The CEO’s instinct was right, and now the entire organization believed it too. This led to engineering no longer questioning its priority once they saw customer demand was real. Product marketing could craft messaging with confidence because they heard customers articulate the value in their own words. Even sales got excited because they knew this feature would align with what customers wanted.

This is why you do the research. Not to prove executives wrong, but to be confident either way. To know you’re building the right thing, regardless of where the idea originated.

Making This Repeatable

One successful research project doesn’t fix the hero feature problem permanently. You need to make evidence-based prioritization a systematic part of how roadmap decisions get made.

Establish Research as Part of the Process. Research can’t be a special circumstance you invoke when you’re nervous about an idea. It needs to be the default. Create a “feature intake” system where every significant roadmap item gets evaluated the same way.

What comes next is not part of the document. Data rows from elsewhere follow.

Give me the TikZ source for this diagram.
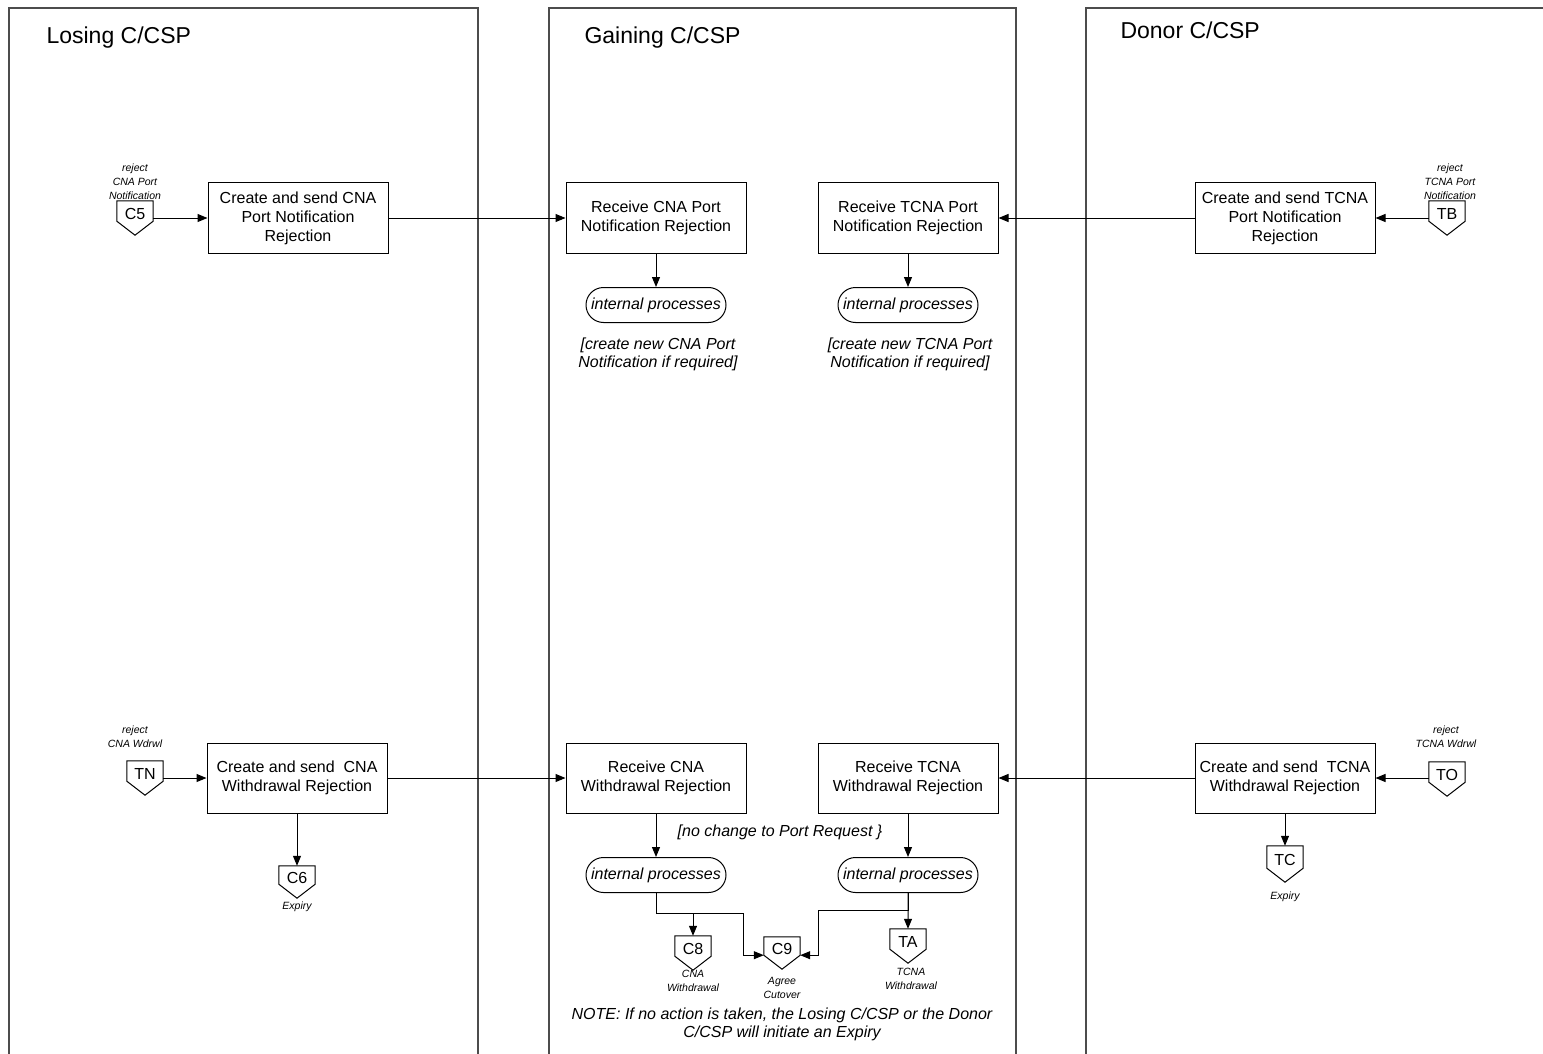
\documentclass[tikz,border=0pt]{standalone}
\usepackage{fontspec}
\setmainfont{Liberation Sans}
\usetikzlibrary{arrows.meta,shapes.misc}

\begin{document}
\begin{tikzpicture}[x=1pt, y=-1pt, >={Triangle[length=10pt,width=8pt]},
  lane/.style={draw=black!70, line width=1.3pt},
  lanename/.style={anchor=west, font=\fontsize{23}{27}\selectfont},
  proc/.style={draw, line width=1pt, minimum width=180pt, minimum height=70pt,
    align=center, inner sep=2pt, font=\fontsize{16}{19}\selectfont},
  intproc/.style={draw, rounded rectangle, line width=1pt, minimum width=144pt,
    minimum height=35pt, inner sep=2pt, font=\fontsize{16}{19}\selectfont\itshape},
  remark/.style={align=center, inner sep=0pt, font=\fontsize{16}{18}\selectfont\itshape},
  offpage/.style={minimum width=36pt, minimum height=20pt, inner sep=0pt,
    text height=17pt, text depth=0pt, font=\fontsize{16}{18}\selectfont,
    append after command={\pgfextra{\draw[line width=1pt]
      (\tikzlastnode.south west) -- (\tikzlastnode.north west)
      -- (\tikzlastnode.north east) -- (\tikzlastnode.south east)
      -- ([yshift=-14pt]\tikzlastnode.south) -- cycle;}}},
  tag/.style={align=center, inner sep=0pt, font=\fontsize{10.5}{14}\selectfont\itshape},
  flow/.style={->, line width=1pt}]
  \useasboundingbox (0,0) rectangle (1543,1054);
  % Lanes.
  \draw[lane] (9,1054) -- (9,8) -- (478,8) -- (478,1054);
  \draw[lane] (549,1054) -- (549,8) -- (1016,8) -- (1016,1054);
  \draw[lane] (1086,1054) -- (1086,8) -- (1543,8);
  \node[lanename] (losing) at (43,38) {Losing C/CSP};
  \node[lanename] (gaining) at (581,38) {Gaining C/CSP};
  \node[lanename] (donor) at (1117,30) {Donor C/CSP};
  % Port notification rejection.
  \node[offpage] (C5) at (135,211) {C5};
  \node[tag] (C5l) at (135,182) {reject\\CNA Port\\Notification};
  \node[proc] (L1) at (298,218) {Create and send CNA\\Port Notification\\Rejection};
  \node[proc] (M1) at (656,218) {Receive CNA Port\\Notification Rejection};
  \node[proc] (M2) at (908,218) {Receive TCNA Port\\Notification Rejection};
  \node[proc] (R1) at (1285,218) {Create and send TCNA\\Port Notification\\Rejection};
  \node[offpage] (TB) at (1447,211) {TB};
  \node[tag] (TBl) at (1450,182) {reject\\TCNA Port\\Notification};
  \node[intproc] (IP1) at (656,305) {internal processes};
  \node[intproc] (IP2) at (908,305) {internal processes};
  \node[remark] (N1) at (658,354) {[create new CNA Port\\Notification if required]};
  \node[remark] (N2) at (910,354) {[create new TCNA Port\\Notification if required]};
  \draw[flow] (C5.east |- L1.west) -- (L1.west);
  \draw[flow] (L1) -- (M1);
  \draw[flow] (TB.west |- R1.east) -- (R1.east);
  \draw[flow] (R1) -- (M2);
  \draw[flow] (M1) -- (IP1);
  \draw[flow] (M2) -- (IP2);
  % Withdrawal rejection.
  \node[tag] (TNl) at (135,737) {reject\\CNA Wdrwl};
  \node[offpage] (TN) at (145,771) {TN};
  \node[proc] (L2) at (297,778) {Create and send~ CNA\\Withdrawal Rejection};
  \node[offpage, minimum height=18pt] (C6) at (297,875) {C6};
  \node[tag] (C6l) at (297,907) {Expiry};
  \node[proc] (M3) at (656,778) {Receive CNA\\Withdrawal Rejection};
  \node[proc] (M4) at (908,778) {Receive TCNA\\Withdrawal Rejection};
  \node[proc] (R2) at (1285,778) {Create and send~ TCNA\\Withdrawal Rejection};
  \node[offpage] (TO) at (1447,772) {TO};
  \node[tag] (TOl) at (1446,737) {reject\\TCNA Wdrwl};
  \node[offpage, minimum height=22pt] (TC) at (1285,857) {TC};
  \node[tag] (TCl) at (1285,897) {Expiry};
  \node[remark] (N3) at (780,832) {[no change to Port Request \}};
  \node[intproc] (IP3) at (656,875) {internal processes};
  \node[intproc] (IP4) at (908,875) {internal processes};
  \node[offpage] (C8) at (693,946) {C8};
  \node[tag] (C8l) at (693,981) {CNA\\Withdrawal};
  \node[offpage, minimum height=18pt] (C9) at (782,946) {C9};
  \node[tag] (C9l) at (782,988) {Agree\\Cutover};
  \node[offpage] (TA) at (908,939) {TA};
  \node[tag] (TAl) at (911,979) {TCNA\\Withdrawal};
  \node[remark] (note) at (782,1024) {NOTE: If no action is taken, the Losing C/CSP or the Donor\\C/CSP will initiate an Expiry};
  \coordinate (jL) at (743,913);
  \coordinate (jR) at (818,910);
  \draw[flow] (TN.east |- L2.west) -- (L2.west);
  \draw[flow] (L2) -- (M3);
  \draw[flow] (TO.west |- R2.east) -- (R2.east);
  \draw[flow] (R2) -- (M4);
  \draw[flow] (L2) -- (C6);
  \draw[flow] (R2) -- (TC);
  \draw[flow] (M3) -- (IP3);
  \draw[flow] (M4) -- (IP4);
  \draw[flow] (IP3.south) |- (jL) |- (C9.south west);
  \draw[flow] (C8.north |- jL) -- (C8);
  \draw[flow] (IP4.south) |- (jR) |- (C9.south east);
  \draw[flow] (IP4) -- (TA);
\end{tikzpicture}
\end{document}
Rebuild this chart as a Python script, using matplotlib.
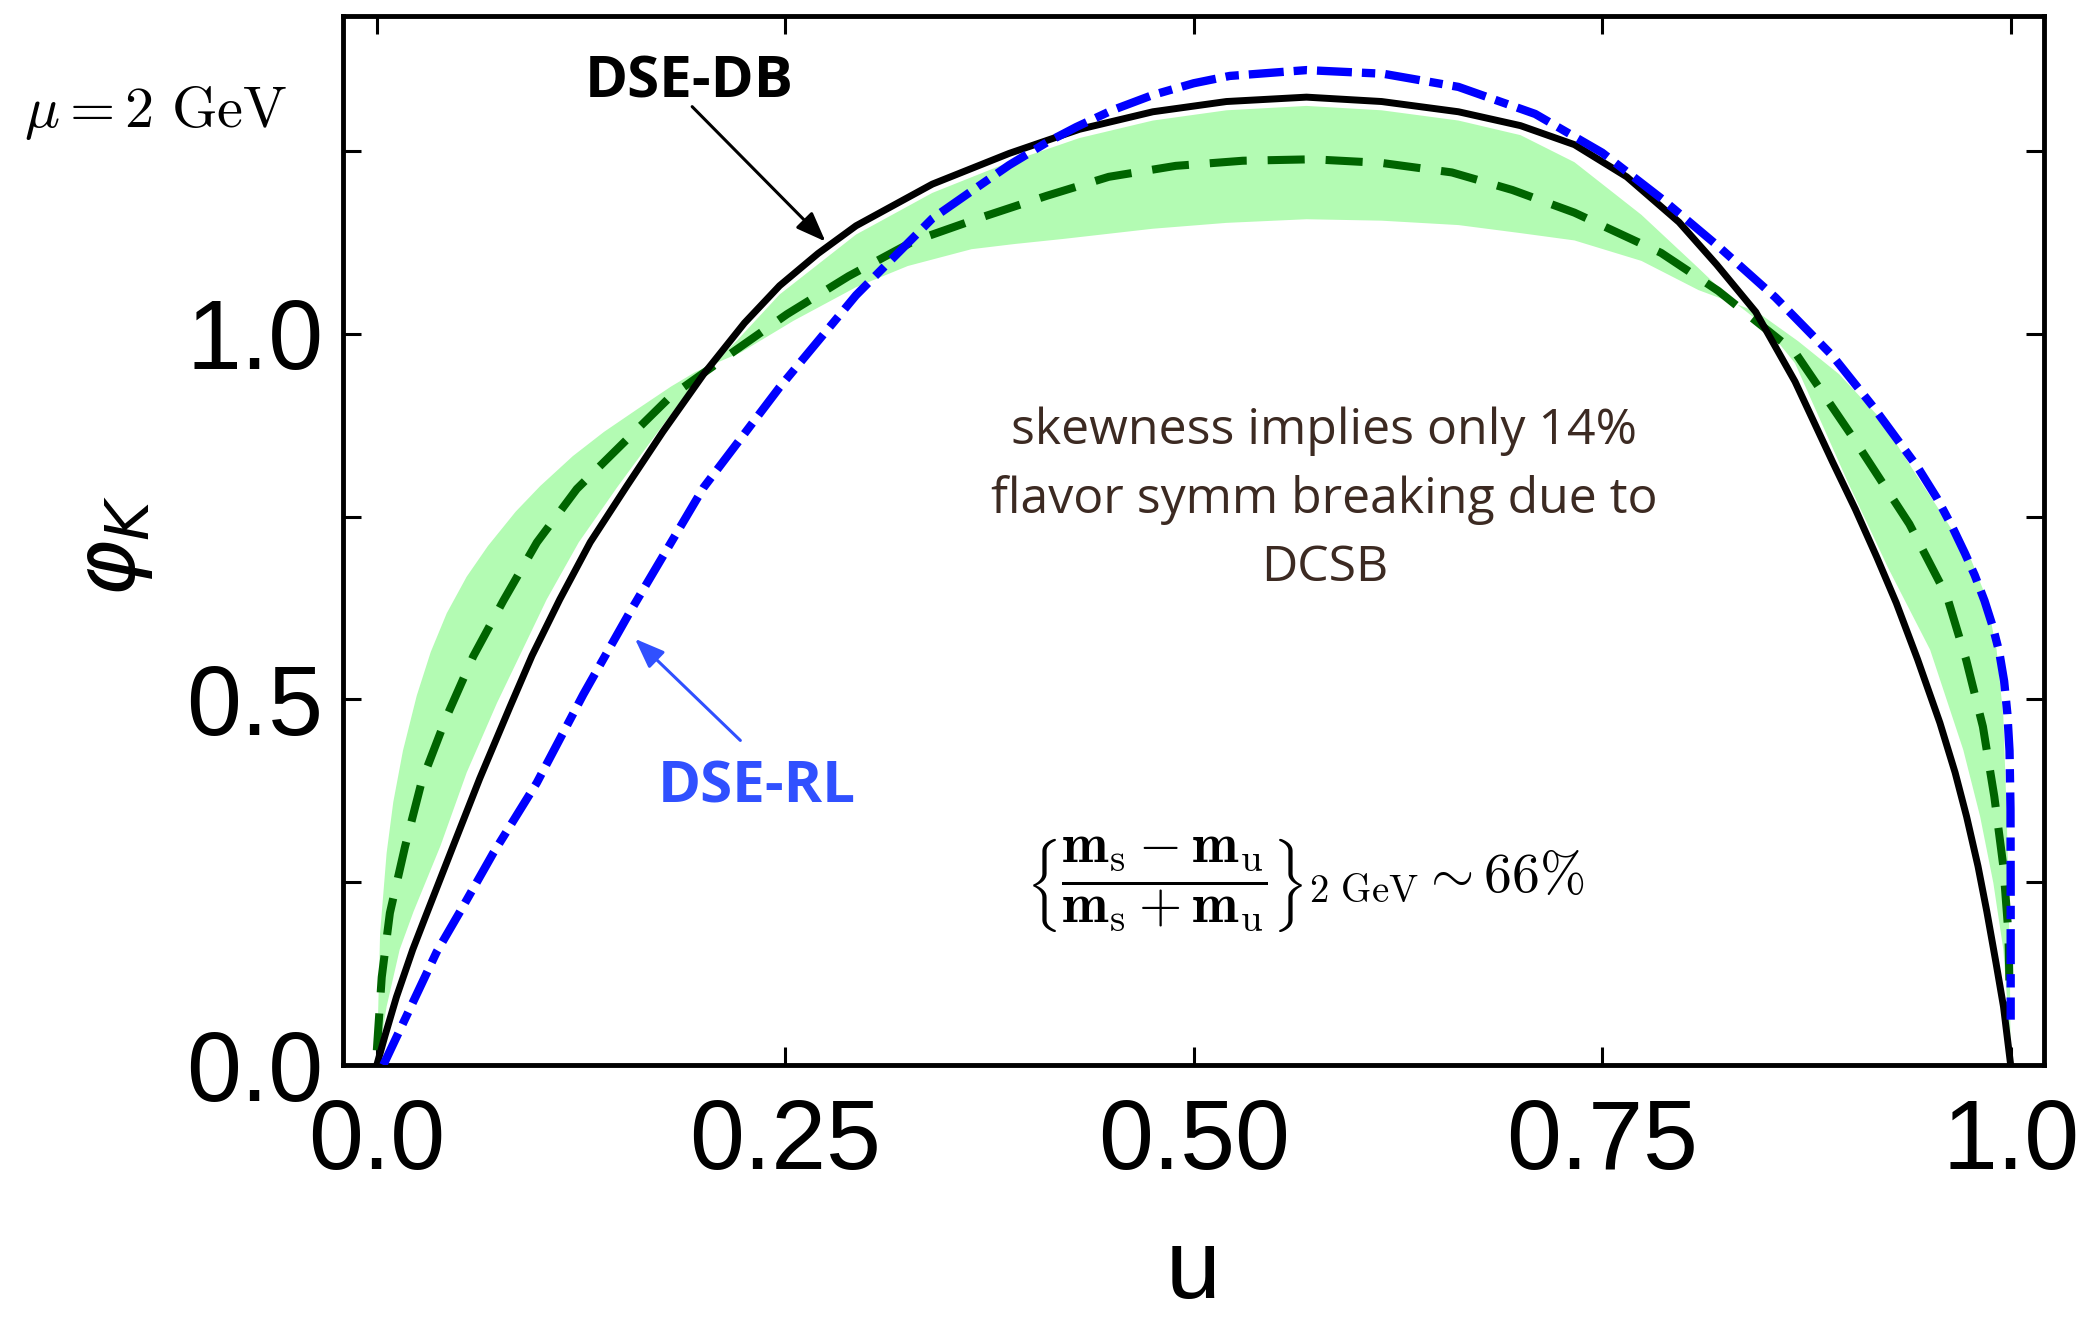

This removes politics. It’s not about who suggested it. It’s about whether customers need it.

Build a Research Repository. Document every decision and its rationale. When a feature gets deprioritized based on research, capture why. When a feature gets built because research validated it, record that too.

This creates institutional memory. Six months later, when someone asks, “Why didn’t we build that analytics dashboard?”, you can point to the research that showed customers ranked it 9th out of 12 priorities. The decision isn’t mysterious. It’s documented.

It also prevents re-litigating the same debates. “We already tested that concept in Q2. Here’s what customers said.”

Celebrate the Wins. Make it visible when research saves the organization from costly mistakes. “Remember when we almost built that collaboration feature? Research showed 12% interest. We built the workflow automation instead, and adoption hit 67% in the first quarter.”

Equally important: celebrate when research validates a bold bet. “The CEO’s AI monitoring idea tested through the roof. We built it, customers love it, and it’s become a differentiation point in sales.”

This reinforces that research isn’t about blocking innovation. It’s about directing resources toward innovation that matters.

Create Psychological Safety. The most important cultural shift: it needs to be okay for anyone’s idea to get deprioritized if the data says so.

That requires leadership modeling the behavior. When an executive’s feature ranks low in research, they need to be the first to say, “Okay, the data is clear. Let’s focus on what customers actually need.” That sets the tone for the entire organization.

When that happens consistently, product teams stop being afraid to suggest research. Because they know it’s not career-limiting to surface data that changes direction. It’s career-building.